Experts clearing cluster bombs from Lebanese villages


AFP
Date: 08-31-06

by Ian Timberlake

SULTANIYE, Lebanon (AFP) - The cluster bomblet came to rest in a corner of the roof, just above a lemon tree in this southern Lebanese village.

So far, it has failed to explode, and Frank Masche has come to make sure that it never will.

Masche, 38, and his team from the British charity MAG, have been destroying cluster munitions since shortly after the August 14 ceasefire that halted a 34-day war between Israel and the Hezbollah Shiite militia.

A MAG advance team going from house to house in the village found the three-inch (eight-centimetre) bomblet and spray-painted a big red circle on the cement so Masche could find it.

He bends down, moves some stones from around the dark-green canister, and gets to work.

Masche must decide whether the device poses an immediate danger and should be detonated on the spot, or can be disarmed and removed for later demolition.

"I'll check it and then I'll decide," he says.

A minute later he comes down from the flat roof.

"I did it," Masche says, unwilling to reveal how he disabled the explosive.

He carries his equipment in a camouflaged bag that resembles a woman's purse. The disarmed bomblet is inside the bag, which gets heavier during the afternoon as more bomblets are found.

"We'll end up with 50 to 60 today, which is all right," says Masche, a former German soldier working as a civilian explosives ordnance disposal expert since 1992.

MAG is one of the agencies tasked by the Mine Action Coordination Centre, a partnership between the United Nations and Lebanon's National Demining Office, with removing the cluster munitions.

MAG had been in Lebanon for six years clearing land mines but the priority switched to unexploded cluster bombs after the July-August war because they pose an immediate danger to people wanting to return home, said Dalya Farran, media officer for the Mine Action Coordination Centre in the coastal town of Tyre.

MAG's four teams will be backed up beginning Thursday by 19 Iraqi bomb disposal experts, said Sean Sutton, a MAG spokesman.

Farran said the Swedish Rescue Services Agency also has two bomb disposal teams in Lebanon and the British organization Bactec is about to begin work.

During the war, Israel fired hundreds of artillery shells each containing nearly 200 individual munitions like the one that Masche disarmed on the roof.

At least 60 people have been killed or wounded since the ceasefire, Farran said, including one hurt Wednesday in the town of Nabatiye.

Part of the problem comes from villagers who decide to clean up the munitions themselves, says Masche, technical field manager for his nine-man team.

Farran said at least 375 cluster bomb sites have been found in south Lebanon.

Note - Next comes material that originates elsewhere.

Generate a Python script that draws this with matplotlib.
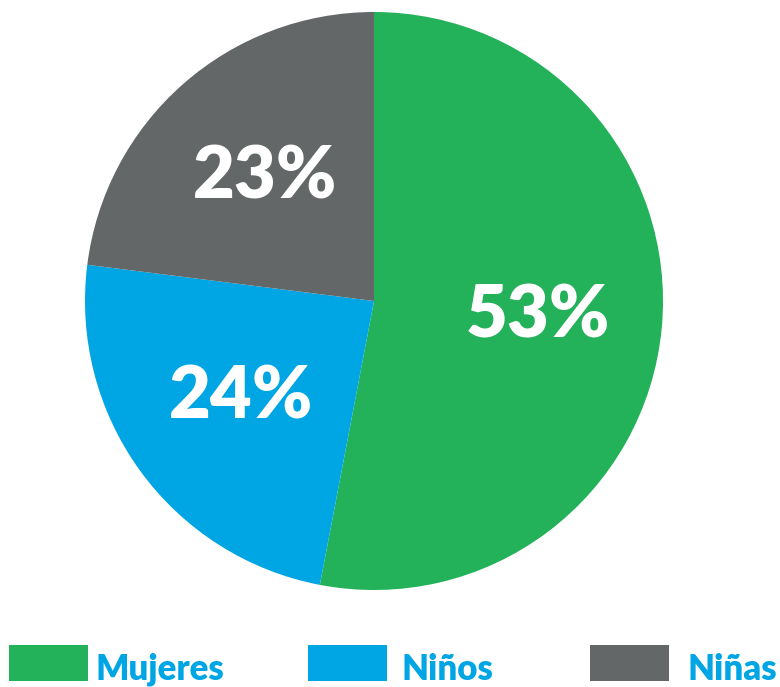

"On average we are locating 30 new locations every day," she said. "So you can see it's a huge problem we are facing."

Masche has found so many of the American-made M-42 cluster munitions that he named them "bomblet of the month" on his personal website, which he uses to educate others.

"Basically when I'm on a mission and I find something interesting, I make a short description," he says before disarming an M-42 canister in the courtyard of another house. The bomblets came from a 155-millimetre artillery shell, he says.

At the home of Mohammed el Sakka, Masche takes care of three more bomblets. To show their appreciation, the family serves the MAG team juice and pomegranates.

"They want to help the people in the village," Sakka says. "They are doing good work."

Except for the threat that lingered from unexploded cluster bombs, his house, like many others in the cosy village of narrow streets and fruit trees, appeared virtually unaffected by the bombing.

Yet few people appear to be living in Sultaniye, where scattered homes were reduced to rubble.

Masche wears no protective gear, only his brown T-shirt with a MAG logo, dusty desert boots, a goatee, rose-tinted sunglasses and a floppy hat over his shaved head.

"We try to mop up a village in two to four days," he says.

Asked what goes through his mind when he disarms a bomblet, Masche says, "The technology. I think about what I'm doing."

In 14 years he has never had an accident, and he says he maintains a respect for the material he works with.

"When you start thinking that nothing can possibly happen to you, that's when you start to make mistakes," he says. "I'm scared of electricity because I don't understand it. Bombs, I do understand, so there's a difference."

Masche says he finds satisfaction in helping people to get on with their lives -- and saving them from the torment of living without limbs.

"That's why I'm doing it."

In the late afternoon, it is time to destroy the bomblets in Masche's bag.

He works for more than an hour preparing a demolition site beside a tree in a valley below the town, whose silence is broken by thunderous blasts from over the hills, where other demolition teams are at work.

A siren sounds a warning.

There is a flash of fire. A cloud of dust. And a cracking sound that hits you in the chest.

Sultaniye just became a little bit safer.